** Start **

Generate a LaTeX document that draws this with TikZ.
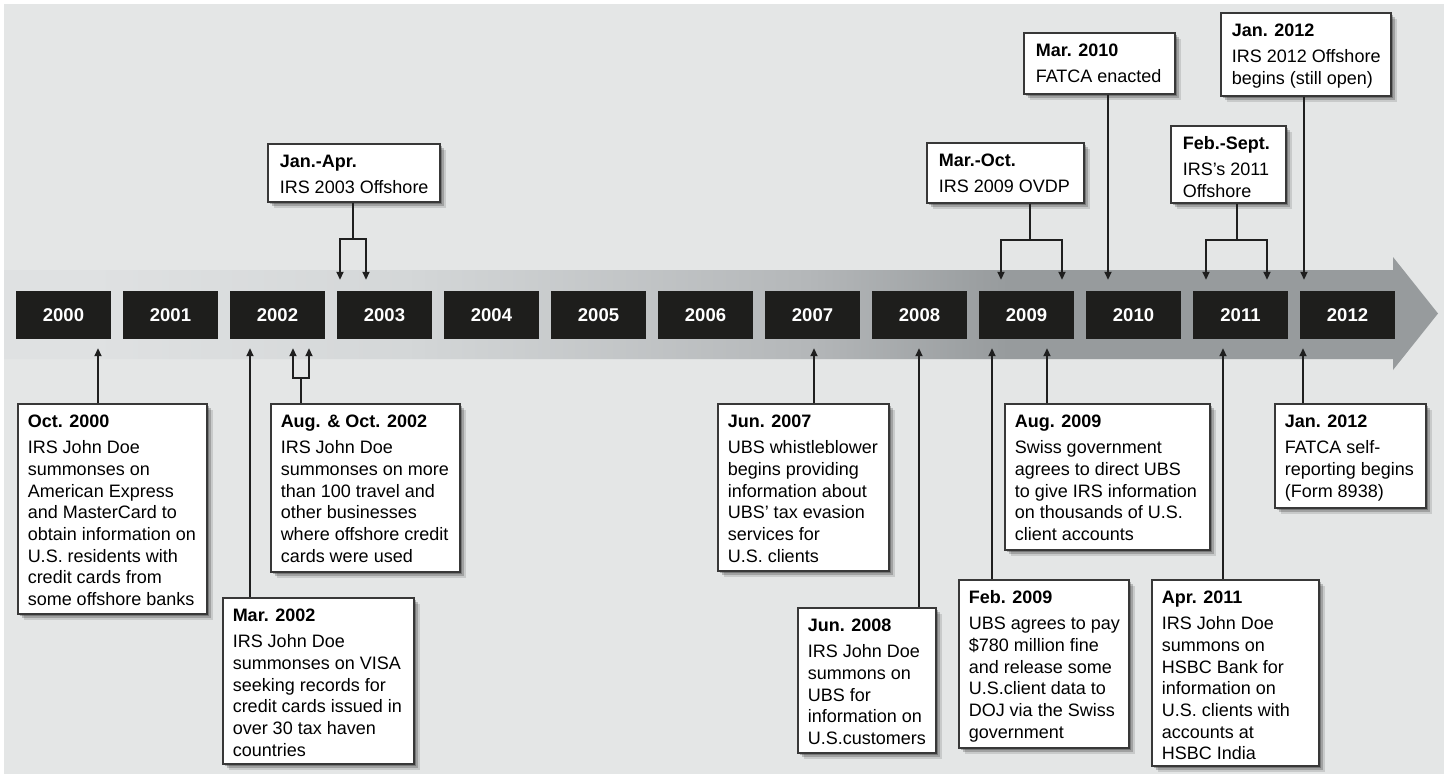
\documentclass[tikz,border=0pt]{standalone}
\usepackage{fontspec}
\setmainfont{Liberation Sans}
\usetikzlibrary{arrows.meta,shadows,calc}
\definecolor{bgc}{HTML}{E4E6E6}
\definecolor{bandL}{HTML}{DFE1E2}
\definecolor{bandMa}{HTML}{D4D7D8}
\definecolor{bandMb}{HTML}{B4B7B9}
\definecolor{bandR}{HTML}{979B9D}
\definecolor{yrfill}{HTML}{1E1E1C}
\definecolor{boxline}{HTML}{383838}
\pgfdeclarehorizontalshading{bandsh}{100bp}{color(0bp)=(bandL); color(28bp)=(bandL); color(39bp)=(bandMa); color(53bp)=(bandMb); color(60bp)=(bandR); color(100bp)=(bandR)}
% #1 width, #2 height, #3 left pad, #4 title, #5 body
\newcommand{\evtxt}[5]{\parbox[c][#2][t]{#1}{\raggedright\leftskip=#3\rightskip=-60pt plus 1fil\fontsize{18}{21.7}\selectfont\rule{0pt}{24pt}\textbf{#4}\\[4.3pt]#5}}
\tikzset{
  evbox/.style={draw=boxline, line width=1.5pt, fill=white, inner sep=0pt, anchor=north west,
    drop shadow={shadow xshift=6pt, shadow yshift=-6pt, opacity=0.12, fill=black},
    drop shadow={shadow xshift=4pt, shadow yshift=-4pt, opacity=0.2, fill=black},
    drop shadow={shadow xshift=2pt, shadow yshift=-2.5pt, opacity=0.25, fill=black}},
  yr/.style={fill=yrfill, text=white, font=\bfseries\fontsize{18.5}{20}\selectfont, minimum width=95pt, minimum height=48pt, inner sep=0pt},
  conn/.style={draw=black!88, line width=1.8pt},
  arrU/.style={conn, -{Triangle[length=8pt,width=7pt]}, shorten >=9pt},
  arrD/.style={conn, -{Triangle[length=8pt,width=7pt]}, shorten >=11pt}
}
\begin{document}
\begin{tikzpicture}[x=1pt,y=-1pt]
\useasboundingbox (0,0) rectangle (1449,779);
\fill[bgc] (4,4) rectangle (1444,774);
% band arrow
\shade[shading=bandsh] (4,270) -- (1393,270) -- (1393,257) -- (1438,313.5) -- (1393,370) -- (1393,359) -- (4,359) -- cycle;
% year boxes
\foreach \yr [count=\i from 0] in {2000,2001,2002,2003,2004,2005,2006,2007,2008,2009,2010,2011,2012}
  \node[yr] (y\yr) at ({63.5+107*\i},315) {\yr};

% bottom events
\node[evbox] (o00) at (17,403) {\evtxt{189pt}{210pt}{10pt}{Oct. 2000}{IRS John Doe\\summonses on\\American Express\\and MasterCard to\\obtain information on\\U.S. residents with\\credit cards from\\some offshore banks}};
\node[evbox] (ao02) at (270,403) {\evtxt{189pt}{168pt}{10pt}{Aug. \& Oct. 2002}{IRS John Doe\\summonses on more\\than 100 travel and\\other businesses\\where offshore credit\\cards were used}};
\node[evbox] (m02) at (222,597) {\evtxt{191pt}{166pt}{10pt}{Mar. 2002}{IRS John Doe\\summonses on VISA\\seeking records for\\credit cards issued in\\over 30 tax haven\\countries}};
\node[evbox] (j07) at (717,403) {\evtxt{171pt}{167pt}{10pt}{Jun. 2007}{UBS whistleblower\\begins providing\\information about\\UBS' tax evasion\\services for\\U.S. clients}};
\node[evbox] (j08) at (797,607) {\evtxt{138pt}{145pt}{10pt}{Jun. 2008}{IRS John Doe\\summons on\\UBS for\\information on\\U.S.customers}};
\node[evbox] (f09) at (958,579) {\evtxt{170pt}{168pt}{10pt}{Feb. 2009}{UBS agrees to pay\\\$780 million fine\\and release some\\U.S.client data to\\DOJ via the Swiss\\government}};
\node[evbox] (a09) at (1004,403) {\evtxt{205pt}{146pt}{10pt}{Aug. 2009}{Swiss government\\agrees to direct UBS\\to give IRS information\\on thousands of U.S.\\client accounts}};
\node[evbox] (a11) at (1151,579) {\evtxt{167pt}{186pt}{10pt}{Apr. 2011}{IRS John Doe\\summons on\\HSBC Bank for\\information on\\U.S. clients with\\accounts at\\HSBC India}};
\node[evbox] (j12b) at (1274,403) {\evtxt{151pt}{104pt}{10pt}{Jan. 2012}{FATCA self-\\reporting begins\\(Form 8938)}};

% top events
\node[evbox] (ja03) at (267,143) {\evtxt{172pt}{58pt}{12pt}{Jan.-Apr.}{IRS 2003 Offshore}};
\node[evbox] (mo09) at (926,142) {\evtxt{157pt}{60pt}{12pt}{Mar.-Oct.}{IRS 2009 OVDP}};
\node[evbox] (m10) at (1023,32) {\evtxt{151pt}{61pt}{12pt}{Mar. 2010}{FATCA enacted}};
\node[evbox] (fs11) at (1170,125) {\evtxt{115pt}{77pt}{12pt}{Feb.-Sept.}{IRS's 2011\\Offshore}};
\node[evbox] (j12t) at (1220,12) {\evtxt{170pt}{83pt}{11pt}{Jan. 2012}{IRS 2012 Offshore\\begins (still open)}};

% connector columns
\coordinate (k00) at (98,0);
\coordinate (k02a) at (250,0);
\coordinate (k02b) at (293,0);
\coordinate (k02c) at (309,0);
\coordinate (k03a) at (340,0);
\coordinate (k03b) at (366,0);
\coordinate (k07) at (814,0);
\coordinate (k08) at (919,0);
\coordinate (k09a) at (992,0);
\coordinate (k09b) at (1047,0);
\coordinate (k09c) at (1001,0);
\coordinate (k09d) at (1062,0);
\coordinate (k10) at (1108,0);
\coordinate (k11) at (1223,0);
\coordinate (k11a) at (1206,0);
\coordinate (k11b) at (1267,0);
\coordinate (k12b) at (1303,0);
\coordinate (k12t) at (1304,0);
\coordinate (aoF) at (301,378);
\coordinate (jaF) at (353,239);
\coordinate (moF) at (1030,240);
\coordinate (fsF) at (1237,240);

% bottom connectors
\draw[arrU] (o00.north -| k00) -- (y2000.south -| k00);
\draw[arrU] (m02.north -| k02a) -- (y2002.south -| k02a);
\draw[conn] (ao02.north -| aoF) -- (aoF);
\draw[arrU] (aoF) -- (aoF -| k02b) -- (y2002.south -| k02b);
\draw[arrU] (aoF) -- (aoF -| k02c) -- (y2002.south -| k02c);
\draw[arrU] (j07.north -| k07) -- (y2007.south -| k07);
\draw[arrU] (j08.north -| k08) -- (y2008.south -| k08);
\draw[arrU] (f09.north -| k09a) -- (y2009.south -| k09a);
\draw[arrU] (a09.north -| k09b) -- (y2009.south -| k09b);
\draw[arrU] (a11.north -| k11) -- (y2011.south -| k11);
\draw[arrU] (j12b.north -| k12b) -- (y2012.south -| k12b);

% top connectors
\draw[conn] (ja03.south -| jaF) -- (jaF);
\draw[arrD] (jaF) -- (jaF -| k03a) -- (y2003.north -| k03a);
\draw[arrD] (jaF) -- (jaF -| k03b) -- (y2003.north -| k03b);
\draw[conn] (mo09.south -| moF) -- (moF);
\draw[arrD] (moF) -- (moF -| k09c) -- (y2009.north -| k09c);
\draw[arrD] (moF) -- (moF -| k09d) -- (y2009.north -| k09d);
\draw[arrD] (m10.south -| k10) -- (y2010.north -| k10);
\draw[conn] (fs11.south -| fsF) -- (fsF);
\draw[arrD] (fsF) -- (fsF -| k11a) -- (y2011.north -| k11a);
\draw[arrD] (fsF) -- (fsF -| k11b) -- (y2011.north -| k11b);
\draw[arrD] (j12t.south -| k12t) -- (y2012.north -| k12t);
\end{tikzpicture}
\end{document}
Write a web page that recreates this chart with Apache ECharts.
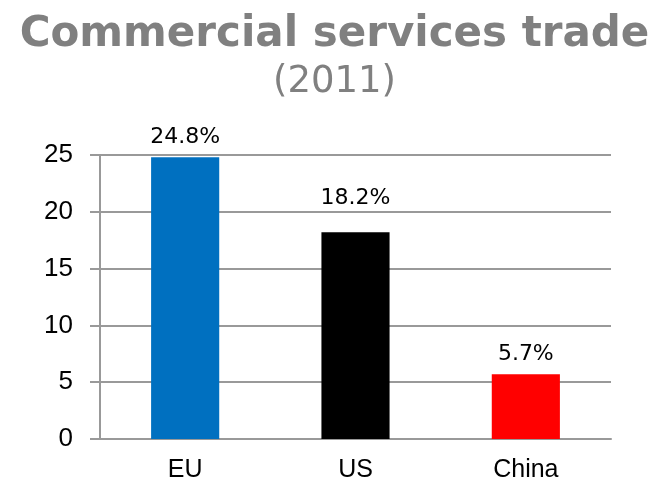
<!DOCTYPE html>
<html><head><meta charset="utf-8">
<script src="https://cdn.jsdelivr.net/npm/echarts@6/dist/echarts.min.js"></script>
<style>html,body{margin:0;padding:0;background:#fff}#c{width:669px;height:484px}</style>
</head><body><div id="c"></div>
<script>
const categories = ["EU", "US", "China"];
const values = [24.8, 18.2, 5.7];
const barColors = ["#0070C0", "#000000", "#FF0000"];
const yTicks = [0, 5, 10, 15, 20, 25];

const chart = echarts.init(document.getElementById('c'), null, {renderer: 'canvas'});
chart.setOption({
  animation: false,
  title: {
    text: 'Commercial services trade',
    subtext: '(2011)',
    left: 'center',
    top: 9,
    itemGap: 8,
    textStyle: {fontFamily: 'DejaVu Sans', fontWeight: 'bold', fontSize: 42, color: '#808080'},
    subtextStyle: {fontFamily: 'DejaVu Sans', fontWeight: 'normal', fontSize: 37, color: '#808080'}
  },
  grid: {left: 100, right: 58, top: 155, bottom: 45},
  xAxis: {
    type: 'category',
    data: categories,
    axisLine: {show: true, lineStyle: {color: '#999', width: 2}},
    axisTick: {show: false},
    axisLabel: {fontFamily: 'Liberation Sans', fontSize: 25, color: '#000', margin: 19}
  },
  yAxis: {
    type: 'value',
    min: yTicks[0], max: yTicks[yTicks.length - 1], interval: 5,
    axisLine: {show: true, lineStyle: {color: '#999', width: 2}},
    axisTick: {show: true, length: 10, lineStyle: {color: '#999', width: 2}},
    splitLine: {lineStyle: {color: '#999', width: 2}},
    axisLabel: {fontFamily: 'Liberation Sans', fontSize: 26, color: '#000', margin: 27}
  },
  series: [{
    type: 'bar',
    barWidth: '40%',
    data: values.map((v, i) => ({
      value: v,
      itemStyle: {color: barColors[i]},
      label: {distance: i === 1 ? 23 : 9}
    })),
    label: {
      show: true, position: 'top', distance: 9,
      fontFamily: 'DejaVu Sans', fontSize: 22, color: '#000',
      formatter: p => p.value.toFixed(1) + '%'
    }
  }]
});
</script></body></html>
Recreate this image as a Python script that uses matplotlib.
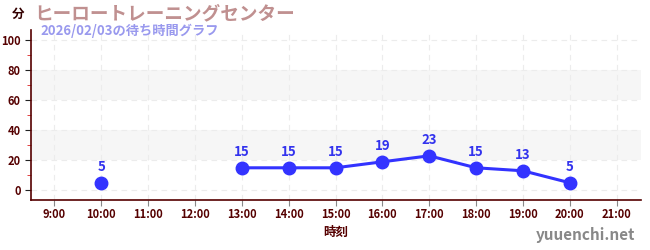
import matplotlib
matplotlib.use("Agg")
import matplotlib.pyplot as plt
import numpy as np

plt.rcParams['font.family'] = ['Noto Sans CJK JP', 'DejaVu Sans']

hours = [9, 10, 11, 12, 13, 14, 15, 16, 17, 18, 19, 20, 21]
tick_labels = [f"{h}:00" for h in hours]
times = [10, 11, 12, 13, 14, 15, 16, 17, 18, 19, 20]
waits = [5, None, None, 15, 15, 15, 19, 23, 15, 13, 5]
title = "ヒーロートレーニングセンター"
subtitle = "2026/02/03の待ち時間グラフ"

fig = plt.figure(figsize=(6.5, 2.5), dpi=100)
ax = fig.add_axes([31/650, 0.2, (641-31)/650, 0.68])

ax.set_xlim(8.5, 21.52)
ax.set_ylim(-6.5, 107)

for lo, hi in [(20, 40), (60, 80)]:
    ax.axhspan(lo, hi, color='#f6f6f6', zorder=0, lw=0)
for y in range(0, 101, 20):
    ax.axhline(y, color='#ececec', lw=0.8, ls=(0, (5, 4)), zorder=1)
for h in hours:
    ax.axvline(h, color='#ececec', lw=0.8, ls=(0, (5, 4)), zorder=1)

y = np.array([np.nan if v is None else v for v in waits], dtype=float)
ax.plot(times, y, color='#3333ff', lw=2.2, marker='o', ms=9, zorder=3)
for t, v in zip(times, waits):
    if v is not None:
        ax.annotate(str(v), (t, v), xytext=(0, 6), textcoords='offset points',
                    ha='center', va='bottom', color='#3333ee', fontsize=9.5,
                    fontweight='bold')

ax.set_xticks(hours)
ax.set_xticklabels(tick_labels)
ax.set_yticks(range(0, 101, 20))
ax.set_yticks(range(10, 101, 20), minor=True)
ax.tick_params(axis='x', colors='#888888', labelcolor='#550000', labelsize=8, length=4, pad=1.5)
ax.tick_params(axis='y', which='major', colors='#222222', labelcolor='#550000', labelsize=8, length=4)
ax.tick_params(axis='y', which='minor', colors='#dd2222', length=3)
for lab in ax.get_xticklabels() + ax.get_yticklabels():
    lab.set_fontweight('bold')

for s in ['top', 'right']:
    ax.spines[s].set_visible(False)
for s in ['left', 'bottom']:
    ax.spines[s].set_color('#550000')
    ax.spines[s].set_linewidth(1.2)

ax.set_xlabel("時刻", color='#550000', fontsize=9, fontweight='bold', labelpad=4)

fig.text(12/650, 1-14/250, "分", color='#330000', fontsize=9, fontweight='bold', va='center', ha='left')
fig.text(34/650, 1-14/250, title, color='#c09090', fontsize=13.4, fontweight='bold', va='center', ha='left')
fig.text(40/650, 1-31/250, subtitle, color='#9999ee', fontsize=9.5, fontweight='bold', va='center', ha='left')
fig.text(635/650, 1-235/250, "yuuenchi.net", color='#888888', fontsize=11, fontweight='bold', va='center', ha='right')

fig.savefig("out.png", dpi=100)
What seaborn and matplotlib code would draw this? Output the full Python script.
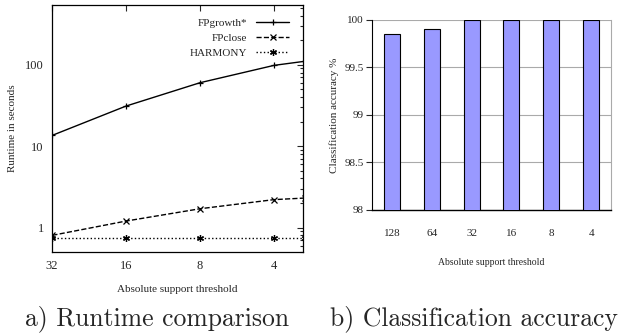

** End **

**Requirements**
Repeat exactly the stretch of lines that opens with the line containing "Recreate this image" and closes with the line containing "fontweight='bold')". Leave the pictures out, and add nothing.

**Response to the task**
Recreate this image as a Python script that uses matplotlib.
import matplotlib
matplotlib.use("Agg")
import matplotlib.pyplot as plt
import numpy as np

plt.rcParams['font.family'] = ['Noto Sans CJK JP', 'DejaVu Sans']

hours = [9, 10, 11, 12, 13, 14, 15, 16, 17, 18, 19, 20, 21]
tick_labels = [f"{h}:00" for h in hours]
times = [10, 11, 12, 13, 14, 15, 16, 17, 18, 19, 20]
waits = [5, None, None, 15, 15, 15, 19, 23, 15, 13, 5]
title = "ヒーロートレーニングセンター"
subtitle = "2026/02/03の待ち時間グラフ"

fig = plt.figure(figsize=(6.5, 2.5), dpi=100)
ax = fig.add_axes([31/650, 0.2, (641-31)/650, 0.68])

ax.set_xlim(8.5, 21.52)
ax.set_ylim(-6.5, 107)

for lo, hi in [(20, 40), (60, 80)]:
    ax.axhspan(lo, hi, color='#f6f6f6', zorder=0, lw=0)
for y in range(0, 101, 20):
    ax.axhline(y, color='#ececec', lw=0.8, ls=(0, (5, 4)), zorder=1)
for h in hours:
    ax.axvline(h, color='#ececec', lw=0.8, ls=(0, (5, 4)), zorder=1)

y = np.array([np.nan if v is None else v for v in waits], dtype=float)
ax.plot(times, y, color='#3333ff', lw=2.2, marker='o', ms=9, zorder=3)
for t, v in zip(times, waits):
    if v is not None:
        ax.annotate(str(v), (t, v), xytext=(0, 6), textcoords='offset points',
                    ha='center', va='bottom', color='#3333ee', fontsize=9.5,
                    fontweight='bold')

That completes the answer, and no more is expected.